К радости месье Франца Журдена, народ на выставку валил валом. Публика была разношерстная. Одни шли как на сафари – поглазеть на экзотическое оперение и сразить легкую цель небрежным выстрелом в упор. Другие заходили утвердиться в своих предубеждениях. Аполлинер видел их всех насквозь.

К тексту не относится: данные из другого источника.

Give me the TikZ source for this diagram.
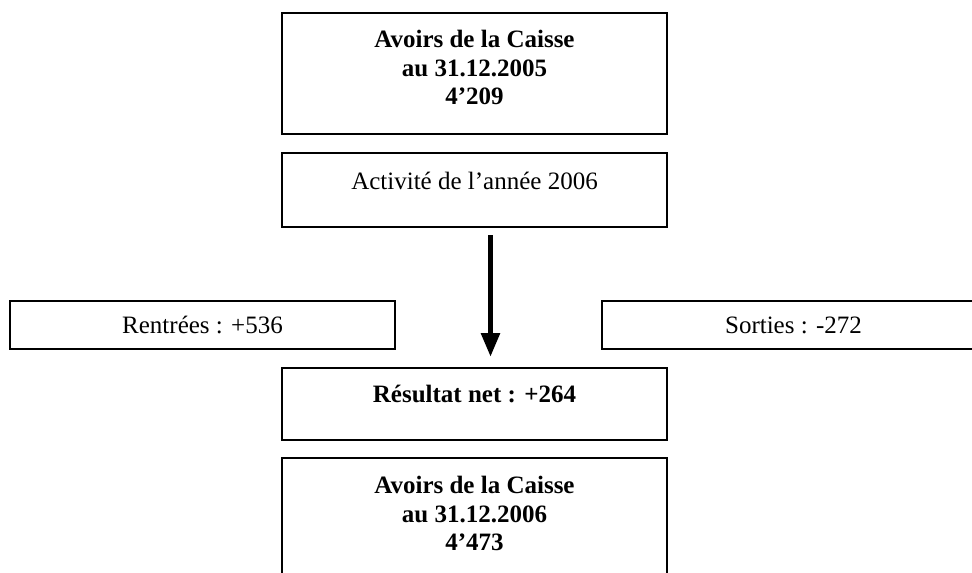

Лучшую юбку сегодня наденьИ шляпку, а не капюшон!Искусству мы посвятим этот день –Идем на Осенний салон{10}.Как свидетельствует Жюль Ренар, Сезанн и раньше экспонировался на Осеннем салоне. В 1904 году ему предоставили отдельное помещение – Зал Сезанна. Подобной чести в свое время удостоились Пюви де Шаванн (1824–1898), Тулуз-Лотрек (1864–1901) и Редон с Ренуаром (оба при жизни). Это была скромная ретроспектива из тридцати трех картин, большей частью отобранных торговым агентом Сезанна Амбруазом Волларом, чье звериное чутье и предусмотрительная запасливость сыграли решающую роль в том, что статус его подопечного поднялся до уровня мировой величины. Зал Сезанна был оформлен с претензией на роскошь: пальмы в кадках, печь, восточный ковер, бархатный диван. Картины висели просторно. Над ними, что было внове, размещались панели с фотографиями работ Сезанна, не представленных на выставке, – типично антрепренерский прием хитроумного Воллара, трюк, повторенный на ретроспективе 1907 года, где использовались фотографии Дрюэ, запечатлевшие четыре настенных панно из юношеского цикла «Времена года» в гостиной фамильного особняка Сезаннов в Экс-ан‑Провансе. Эти фотографии подчеркивали мемориальный характер экспозиции. О них много говорили, равно как и о подписи «Энгр», которой молодой автор из озорства подписал свои работы{11}.